Leave out the pictures and copy everything else below exactly.

* start DATASET EXTRACT *

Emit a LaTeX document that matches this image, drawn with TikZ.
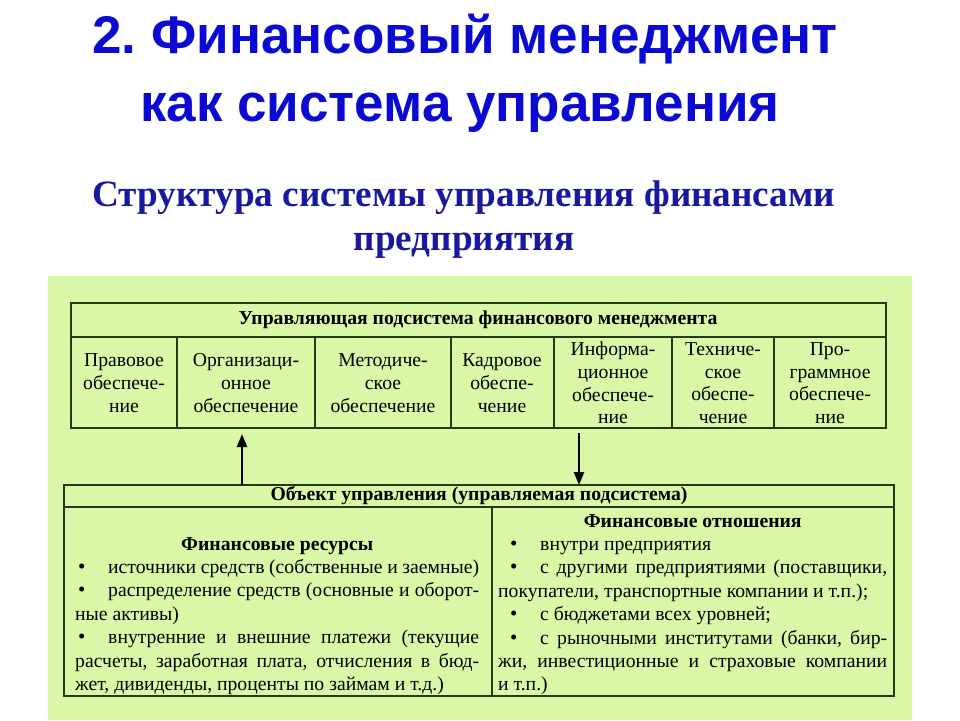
\documentclass[tikz,border=0pt]{standalone}
\usepackage{fontspec}
\setmainfont{Liberation Serif}
\newfontfamily\slidesans{Liberation Sans}
\usetikzlibrary{arrows.meta}

\definecolor{slidegreen}{RGB}{218,247,168}
\definecolor{titleblue}{RGB}{10,10,210}
\definecolor{subblue}{RGB}{25,25,160}
\definecolor{gridline}{RGB}{40,55,20}

\hyphenpenalty=10000
\exhyphenpenalty=10000
\frenchspacing

\newcommand{\itemdot}{\hspace*{3pt}\makebox[30pt][l]{\fontsize{21}{0}\selectfont\textbullet}}

\tikzset{
  rule/.style={draw=gridline, line width=1.6pt},
  cell/.style={align=center, inner sep=0pt, font=\fontsize{19.7}{22.7}\selectfont},
  rowhead/.style={inner sep=0pt, font=\bfseries\fontsize{19.7}{22}\selectfont},
  itembox/.style={inner sep=0pt, align=justify, anchor=base west,
    font=\fontsize{19.7}{23.4}\selectfont},
  link/.style={line width=2.4pt, -{Triangle[width=10pt,length=13pt]}},
}

\begin{document}
\begin{tikzpicture}[x=1pt,y=-1pt]
\useasboundingbox (0,0) rectangle (960,720);

% headings
\node[anchor=base, text=titleblue, font=\slidesans\bfseries\fontsize{53}{60}\selectfont]
  (title1) at (465,53) {2. Финансовый менеджмент};
\node[anchor=base, text=titleblue, font=\slidesans\bfseries\fontsize{53}{60}\selectfont]
  (title2) at (460,121) {как система управления};
\node[anchor=base, text=subblue, font=\bfseries\fontsize{37.2}{44}\selectfont]
  (sub1) at (464,206) {Структура системы управления финансами};
\node[anchor=base, text=subblue, font=\bfseries\fontsize{37.2}{44}\selectfont]
  (sub2) at (464,250) {предприятия};

\fill[slidegreen] (48,276) rectangle (912,720);

% managing subsystem
\draw[rule] (71,303) rectangle (886,428);
\draw[rule] (71,337) -- (886,337);
\foreach \x in {177,315,451,554,672,774}
  \draw[rule] (\x,337) -- (\x,428);

\node[rowhead] (mhead) at (478,320) {Управляющая подсистема финансового менеджмента};

\foreach \x/\t [count=\i] in {
  124/{Правовое\\обеспече-\\ние},
  246/{Организаци-\\онное\\обеспечение},
  383/{Методиче-\\ское\\обеспечение},
  502/{Кадровое\\обеспе-\\чение},
  613/{Информа-\\ционное\\обеспече-\\ние},
  723/{Техниче-\\ское\\обеспе-\\чение},
  830/{Про-\\граммное\\обеспече-\\ние}}
  \node[cell] (sup\i) at (\x,383) {\t};

% managed object
\draw[rule] (64,485) rectangle (894,696);
\draw[rule] (64,507) -- (894,507);
\draw[rule] (492,507) -- (492,696);

\node[rowhead] (ohead) at (479,496) {Объект управления (управляемая подсистема)};

\node[itembox, text width=404pt] (res) at (75,550) {%
  {\centering\bfseries Финансовые ресурсы\par}
  \itemdot источники средств (собственные и заемные)\par
  \itemdot распределение средств (основные и оборот-\linebreak
  ные активы)\par
  \itemdot внутренние и внешние платежи (текущие\linebreak
  расчеты, заработная плата, отчисления в бюд-\linebreak
  жет, дивиденды, проценты по займам и т.д.)\par};

\node[itembox, text width=389pt] (rel) at (498,527) {%
  {\centering\bfseries Финансовые отношения\par}
  \hspace*{9pt}\itemdot внутри предприятия\par
  \hspace*{9pt}\itemdot с другими предприятиями (поставщики,\linebreak
  покупатели, транспортные компании и т.п.);\par
  \hspace*{9pt}\itemdot с бюджетами всех уровней;\par
  \hspace*{9pt}\itemdot с рыночными институтами (банки, бир-\linebreak
  жи, инвестиционные и страховые компании\linebreak
  и т.п.)\par};

% links between subsystems
\coordinate (upfrom) at (242,485);
\coordinate (upto) at (242,434);
\coordinate (downfrom) at (579,433);
\coordinate (downto) at (579,485);
\draw[link] (upfrom) -- (upto);
\draw[link] (downfrom) -- (downto);
\end{tikzpicture}
\end{document}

* end DATASET EXTRACT *

→ ANSWER TO THE EXERCISE
Emit a LaTeX document that matches this image, drawn with TikZ.
\documentclass[tikz,border=0pt]{standalone}
\usepackage{fontspec}
\setmainfont{Liberation Serif}
\newfontfamily\slidesans{Liberation Sans}
\usetikzlibrary{arrows.meta}

\definecolor{slidegreen}{RGB}{218,247,168}
\definecolor{titleblue}{RGB}{10,10,210}
\definecolor{subblue}{RGB}{25,25,160}
\definecolor{gridline}{RGB}{40,55,20}

\hyphenpenalty=10000
\exhyphenpenalty=10000
\frenchspacing

\newcommand{\itemdot}{\hspace*{3pt}\makebox[30pt][l]{\fontsize{21}{0}\selectfont\textbullet}}

\tikzset{
  rule/.style={draw=gridline, line width=1.6pt},
  cell/.style={align=center, inner sep=0pt, font=\fontsize{19.7}{22.7}\selectfont},
  rowhead/.style={inner sep=0pt, font=\bfseries\fontsize{19.7}{22}\selectfont},
  itembox/.style={inner sep=0pt, align=justify, anchor=base west,
    font=\fontsize{19.7}{23.4}\selectfont},
  link/.style={line width=2.4pt, -{Triangle[width=10pt,length=13pt]}},
}

\begin{document}
\begin{tikzpicture}[x=1pt,y=-1pt]
\useasboundingbox (0,0) rectangle (960,720);

% headings
\node[anchor=base, text=titleblue, font=\slidesans\bfseries\fontsize{53}{60}\selectfont]
  (title1) at (465,53) {2. Финансовый менеджмент};
\node[anchor=base, text=titleblue, font=\slidesans\bfseries\fontsize{53}{60}\selectfont]
  (title2) at (460,121) {как система управления};
\node[anchor=base, text=subblue, font=\bfseries\fontsize{37.2}{44}\selectfont]
  (sub1) at (464,206) {Структура системы управления финансами};
\node[anchor=base, text=subblue, font=\bfseries\fontsize{37.2}{44}\selectfont]
  (sub2) at (464,250) {предприятия};

\fill[slidegreen] (48,276) rectangle (912,720);

% managing subsystem
\draw[rule] (71,303) rectangle (886,428);
\draw[rule] (71,337) -- (886,337);
\foreach \x in {177,315,451,554,672,774}
  \draw[rule] (\x,337) -- (\x,428);

\node[rowhead] (mhead) at (478,320) {Управляющая подсистема финансового менеджмента};

\foreach \x/\t [count=\i] in {
  124/{Правовое\\обеспече-\\ние},
  246/{Организаци-\\онное\\обеспечение},
  383/{Методиче-\\ское\\обеспечение},
  502/{Кадровое\\обеспе-\\чение},
  613/{Информа-\\ционное\\обеспече-\\ние},
  723/{Техниче-\\ское\\обеспе-\\чение},
  830/{Про-\\граммное\\обеспече-\\ние}}
  \node[cell] (sup\i) at (\x,383) {\t};

% managed object
\draw[rule] (64,485) rectangle (894,696);
\draw[rule] (64,507) -- (894,507);
\draw[rule] (492,507) -- (492,696);

\node[rowhead] (ohead) at (479,496) {Объект управления (управляемая подсистема)};

\node[itembox, text width=404pt] (res) at (75,550) {%
  {\centering\bfseries Финансовые ресурсы\par}
  \itemdot источники средств (собственные и заемные)\par
  \itemdot распределение средств (основные и оборот-\linebreak
  ные активы)\par
  \itemdot внутренние и внешние платежи (текущие\linebreak
  расчеты, заработная плата, отчисления в бюд-\linebreak
  жет, дивиденды, проценты по займам и т.д.)\par};

\node[itembox, text width=389pt] (rel) at (498,527) {%
  {\centering\bfseries Финансовые отношения\par}
  \hspace*{9pt}\itemdot внутри предприятия\par
  \hspace*{9pt}\itemdot с другими предприятиями (поставщики,\linebreak
  покупатели, транспортные компании и т.п.);\par
  \hspace*{9pt}\itemdot с бюджетами всех уровней;\par
  \hspace*{9pt}\itemdot с рыночными институтами (банки, бир-\linebreak
  жи, инвестиционные и страховые компании\linebreak
  и т.п.)\par};

% links between subsystems
\coordinate (upfrom) at (242,485);
\coordinate (upto) at (242,434);
\coordinate (downfrom) at (579,433);
\coordinate (downto) at (579,485);
\draw[link] (upfrom) -- (upto);
\draw[link] (downfrom) -- (downto);
\end{tikzpicture}
\end{document}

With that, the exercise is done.